A business owner and two employees were indicted March 13 for allegedly running a multi-million-dollar, illegal gambling operation at seven locations throughout the state, including one in Doraville.
Big Dawg Calling Cards was owned and operated by James Kokott, 63. Kokott, along with employees James Clemmons, 47, and Marilyn Clemmons, 49, were indicted in DeKalb County for violating the Racketeer Influenced and Corrupt Organizations (RICO) Act.
Georgia Bureau of Investigation (GBI) and DeKalb County officials served search warrants at each of the seven locations on March 13, including the Doraville store at 5979 Buford Highway. Officials seized $20,500 in cash, three handguns, bank records, a gaming machine and controlling server, and 18 computers.
“Through a joint effort with the GBI and other agencies, we have indicted one of the state’s major offenders of illegal gambling—an elaborate scheme that spans multiple counties and involves millions upon millions of dollars,” DeKalb District Attorney Robert James said.
The indictments came as a result of a seven-month undercover investigation by the GBI. Kokott was arrested in Conyers and taken to the DeKalb County Jail, where he is being held without bond. James and Marilyn Clemmons are still at large.
The other locations where Kokott was operating are in Douglas, Rockdale, Troup, Columbus-Muscogee and Dougherty counties.
According to the indictment,
“The businesses would advertise the selling of telephone calling cards for the chance to enter into a sweepstakes. Once someone entered the sweepstakes they would be allowed to play a number of casino-type games on a touchscreen computer. A customer could win or lose their sweepstakes points based on the outcome of the game. At the conclusion of the game the customer could opt to cash out and receive a cash payment.”
During the raid at the Doraville store, officials counted cash and placed seized computers into waiting cars. DeKalb Chief Assistant District Attorney Nicole Marchand said Kokott’s business preyed on the least fortunate residents in the county.

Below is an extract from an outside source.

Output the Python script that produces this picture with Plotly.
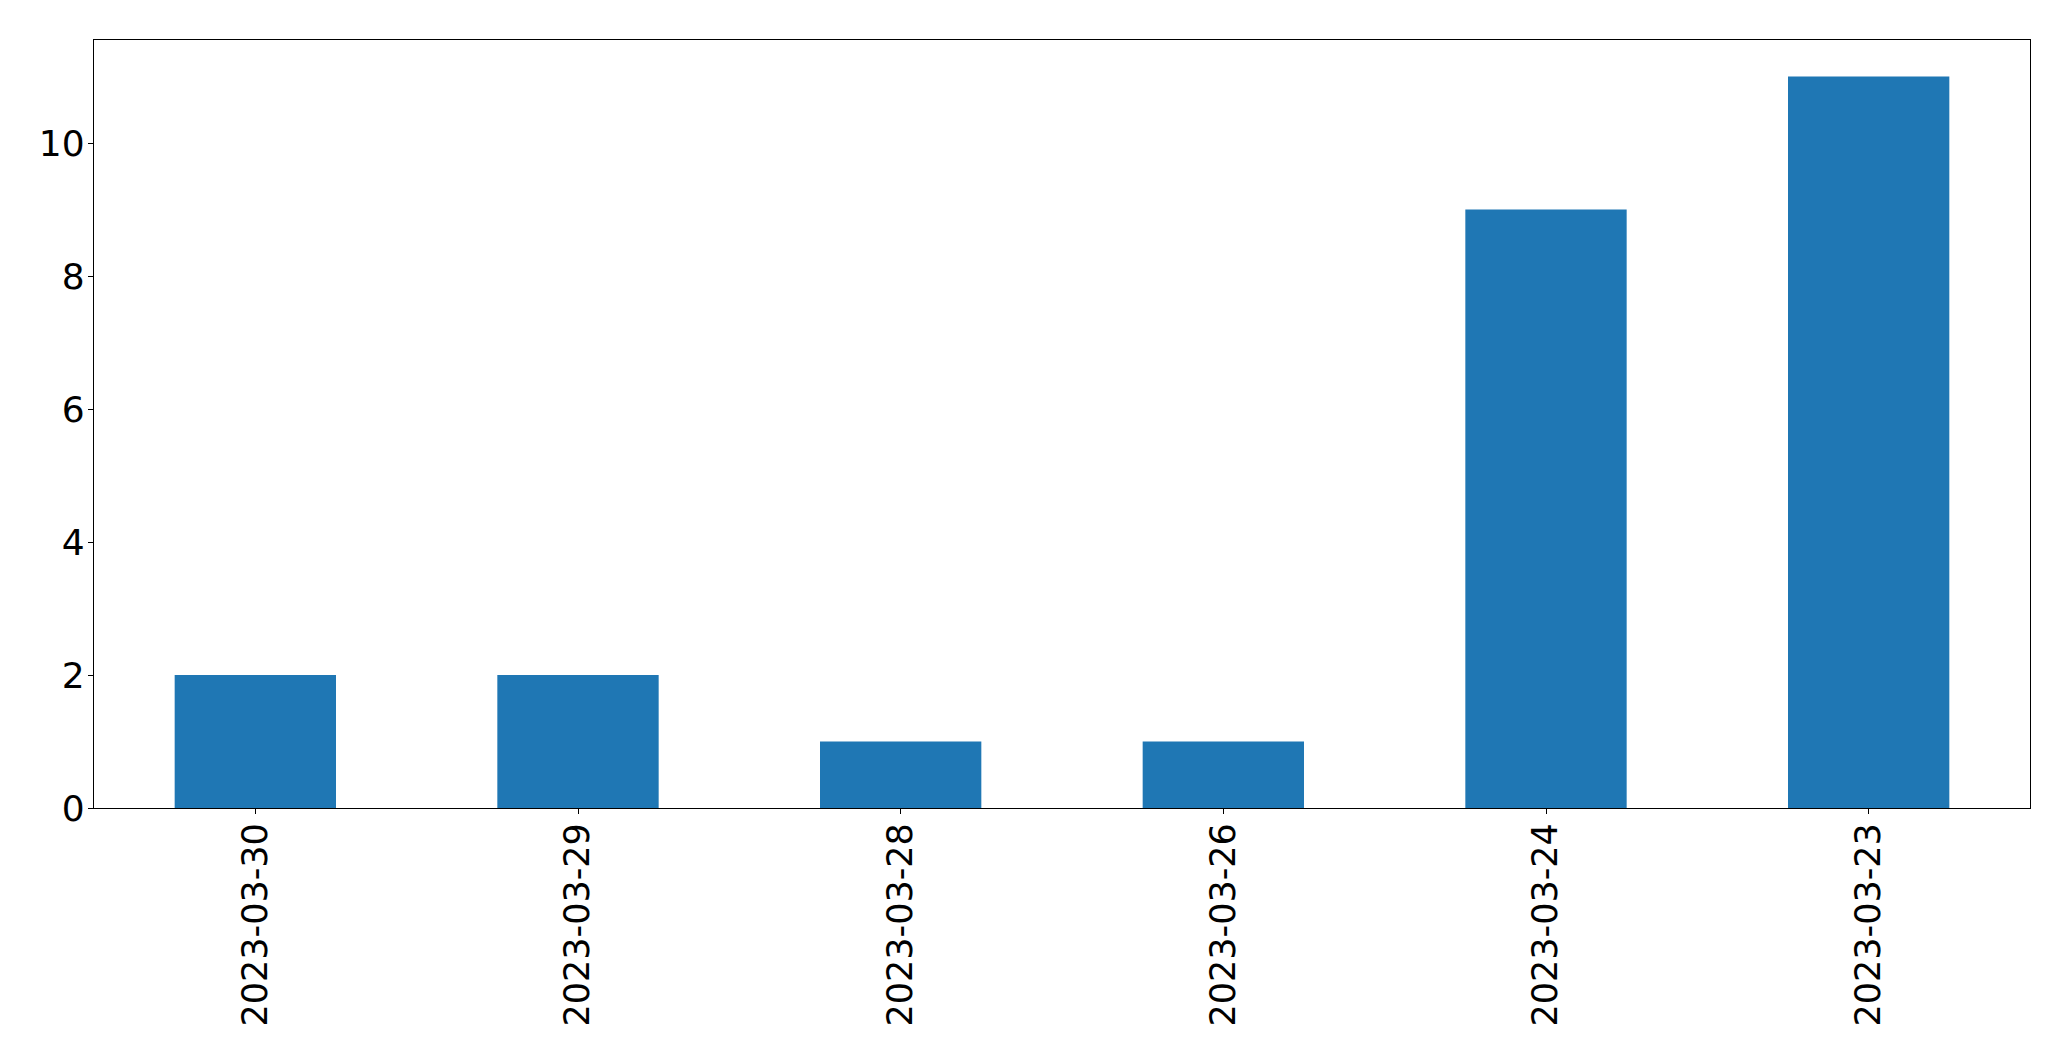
import plotly.graph_objects as go

dates = ["2023-03-30", "2023-03-29", "2023-03-28", "2023-03-26", "2023-03-24", "2023-03-23"]
counts = [2, 2, 1, 1, 9, 11]
y_ticks = [0, 2, 4, 6, 8, 10]

fig = go.Figure(
    go.Bar(
        x=dates,
        y=counts,
        width=0.5,
        marker=dict(color="#1f77b4", line=dict(width=0)),
    )
)

fig.update_layout(
    width=2071,
    height=1061,
    margin=dict(l=86, r=49, t=32, b=261),
    paper_bgcolor="white",
    plot_bgcolor="white",
    showlegend=False,
    font=dict(family="DejaVu Sans", size=35, color="black"),
)

fig.update_xaxes(
    type="category",
    range=[-0.5, 5.5],
    tickangle=-90,
    showline=True,
    linecolor="black",
    linewidth=1.3,
    mirror=True,
    ticks="outside",
    ticklen=5,
    tickwidth=1.3,
    tickcolor="black",
    showgrid=False,
    zeroline=False,
    ticklabelstandoff=-5,
    tickfont=dict(family="DejaVu Sans", size=35, color="black"),
)

fig.update_yaxes(
    range=[0, 11.55],
    tickvals=y_ticks,
    ticktext=[str(v) for v in y_ticks],
    showline=True,
    linecolor="black",
    linewidth=1.3,
    mirror=True,
    ticks="outside",
    ticklen=5,
    tickwidth=1.3,
    tickcolor="black",
    showgrid=False,
    zeroline=False,
    ticklabelstandoff=-4,
    tickfont=dict(family="DejaVu Sans", size=36, color="black"),
)

fig.write_html("out.html")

“It’s the folks that have the least amount of money that are participating in these activities and losing their money to the tune of thousands while these defendants reap all of the benefits,” Marchand said.

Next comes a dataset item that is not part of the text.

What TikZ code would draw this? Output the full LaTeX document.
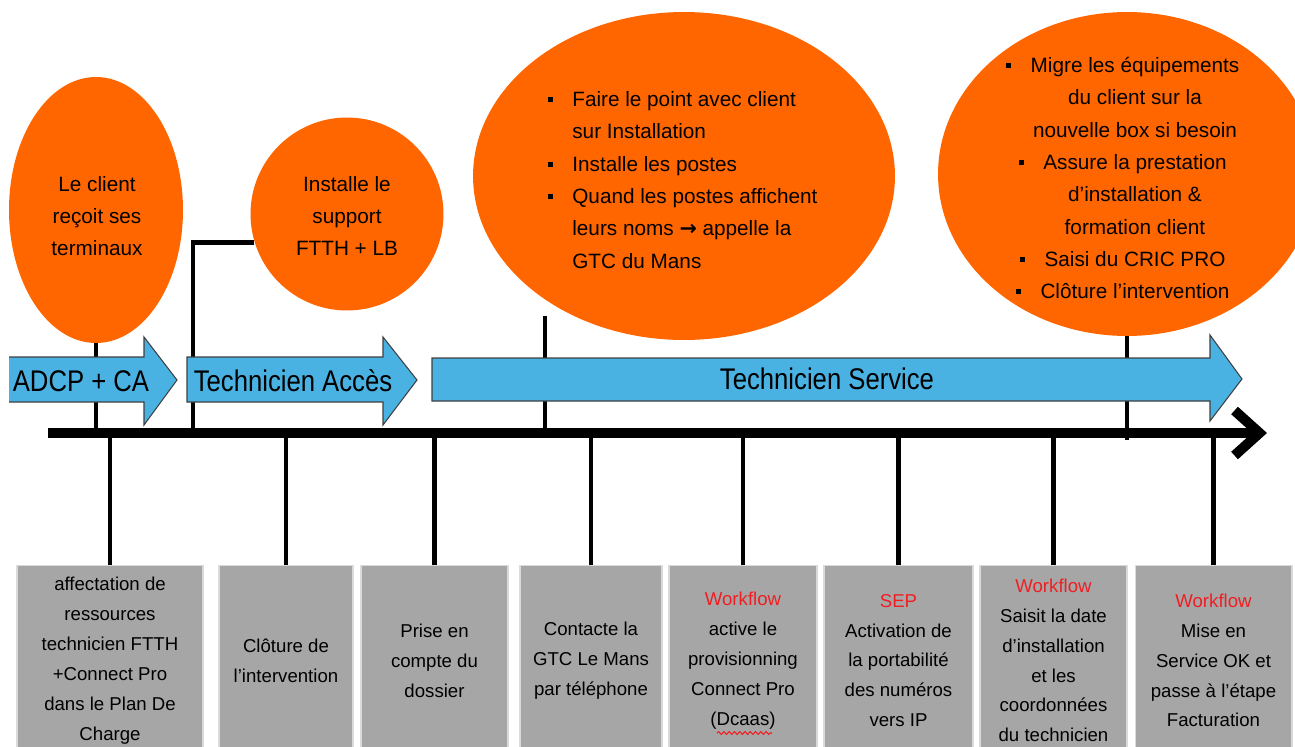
\documentclass[tikz,border=0pt]{standalone}
\usepackage{fontspec}
\setmainfont{Liberation Sans}
\newfontfamily\arrowfont{Liberation Sans}[FakeStretch=0.86]
\newfontfamily\symfont{DejaVu Sans}
\usetikzlibrary{shapes.geometric,arrows.meta,decorations.pathmorphing}
\definecolor{orng}{HTML}{FF6600}
\definecolor{blu}{HTML}{4AB2E3}
\definecolor{gry}{HTML}{A6A6A6}
\definecolor{gryedge}{HTML}{DADADA}
\definecolor{wfred}{HTML}{F01E23}
\newcommand\sqb{\rule[0.22em]{2.8pt}{2.8pt}}
\newcommand\bul{\llap{\sqb\hspace{11pt}}}
\newcommand\wf{\textcolor{wfred}{Workflow}}
\begin{document}
\begin{tikzpicture}[x=0.02cm,y=-0.02cm,
  blob/.style={ellipse, fill=orng, draw=none, inner sep=0pt},
  etext/.style={font=\fontsize{11.8}{18.4}\selectfont, inner sep=0pt},
  phase/.style={fill=blu, draw=black!75, line width=0.6pt, line join=miter},
  plabel/.style={font=\arrowfont\fontsize{17}{20}\selectfont, inner sep=0pt},
  task/.style={rectangle, fill=gry, draw=gryedge, line width=0.6pt, inner sep=0pt, align=center, font=\fontsize{10.6}{17}\selectfont, minimum height=3.8cm, anchor=north},
  link/.style={line width=2.8pt},
  axis/.style={line width=5.7pt, -{Straight Barb[length=0.5cm,width=0.9cm]}}
]
\useasboundingbox (0,0) rectangle (1295,747);

% ellipses
\node[blob, minimum width=3.48cm, minimum height=5.32cm] (e1) at (96,210) {};
\node[blob, minimum width=3.86cm, minimum height=3.86cm] (e2) at (347,214) {};
\node[blob, minimum width=8.44cm, minimum height=6.56cm] (e3) at (684,176) {};
\node[blob, minimum width=7.56cm, minimum height=6.48cm] (e4) at (1127,174) {};

\node[etext, align=center] (t1) at (97,216) {Le client\\reçoit ses\\terminaux};
\node[etext, align=center] (t2) at (347,216) {Installe le\\support\\FTTH + LB};
\node[etext, align=left, anchor=west] (t3) at (572,180) {\bul Faire le point avec client\\sur Installation\\\bul Installe les postes\\\bul Quand les postes affichent\\leurs noms {\symfont\bfseries →} appelle la\\GTC du Mans};
\node[etext, align=center] (t4) at (1135,178) {\bul Migre les équipements\\du client sur la\\nouvelle box si besoin\\\bul Assure la prestation\\d’installation \&\\formation client\\\bul Saisi du CRIC PRO\\\bul Clôture l’intervention};

% timeline coordinates
\coordinate (a0) at (48,433);
\coordinate (a1) at (1267,433);

% links from ellipses
\draw[link] (e1.south) -- (e1.south |- a0);
\coordinate (k2) at (193,433);
\draw[link] (e2.197) -| (k2);
\coordinate (k3) at (545,316);
\draw[link] (k3) -- (k3 |- a0);
\coordinate (k4) at (1128,440);
\draw[link] (e4.south) -- (e4.south |- k4);

% boxes
\node[task, minimum width=3.72cm] (b1) at (110,565) {affectation de\\ressources\\technicien FTTH\\+Connect Pro\\dans le Plan De\\Charge};
\node[task, minimum width=2.68cm] (b2) at (286,565) {Clôture de\\l’intervention};
\node[task, minimum width=2.94cm] (b3) at (434.5,565) {Prise en\\compte du\\dossier};
\node[task, minimum width=2.84cm] (b4) at (591,565) {Contacte la\\GTC Le Mans\\par téléphone};
\node[task, minimum width=2.96cm] (b5) at (743,565) {\wf\\active le\\provisionning\\Connect Pro\\(Dcaas)};
\node[task, minimum width=2.98cm] (b6) at (898.5,565) {\textcolor{wfred}{SEP}\\Activation de\\la portabilité\\des numéros\\vers IP};
\node[task, minimum width=2.94cm] (b7) at (1053.5,565) {\wf\\Saisit la date\\d’installation\\et les\\coordonnées\\du technicien};
\node[task, minimum width=3.14cm] (b8) at (1213.5,565) {\wf\\Mise en\\Service OK et\\passe à l’étape\\Facturation};

\foreach \b in {b1,b2,b3,b4,b5,b6,b7,b8}
  \draw[link] (\b.north) -- (\b.north |- a0);

\draw[wfred, line width=0.6pt, decorate, decoration={snake, amplitude=0.8pt, segment length=3pt}] (717,733) -- (772,733);

% timeline
\draw[axis] (a0) -- (a1);

% phase arrows
\path[fill=blu] (9,357) -- (144,357) -- (144,337) -- (177,380) -- (144,425) -- (144,402) -- (9,402) -- cycle;
\draw[phase, fill=none] (9,357) -- (144,357) -- (144,337) -- (177,380) -- (144,425) -- (144,402) -- (9,402);
\node[plabel] (p1) at (81,381) {ADCP + CA};

\draw[phase] (187,357) -- (383,357) -- (383,337) -- (417,380) -- (383,425) -- (383,402) -- (187,402) -- cycle;
\node[plabel] (p2) at (293,381) {Technicien Accès};

\draw[phase] (432,358) -- (1210,358) -- (1210,335) -- (1242,379) -- (1210,421) -- (1210,401) -- (432,401) -- cycle;
\node[plabel] (p3) at (827,379) {Technicien Service};
\end{tikzpicture}
\end{document}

The indictment states that Kokott owns and controls three separate bank accounts, which he used to fund and “further the illegal gambling operations.” Records show between two of the accounts, Georgia Phone Card LLC and Florida Phone Card LLC, millions of dollars were deposited and withdrawn during 2011.
“We’ve been sending undercover agents into each of these locations to gamble money. Not only have they been gambling, but they’ve been winning and [the suspects were] paying off in cash,” GBI spokesman John Bankhead said.
Bankhead said the investigation is focusing primarily on Kokott and his two employees, not on any of the individual customers who frequented the establishments. He said the operation was “clearly illegal gambling” operating under the guise of a sweepstakes.
“It’s an issue that preys upon the community. We saw an individual in there today that lost $7,000 and to look at him, you wouldn’t think he would be a man of means,” Bankhead said.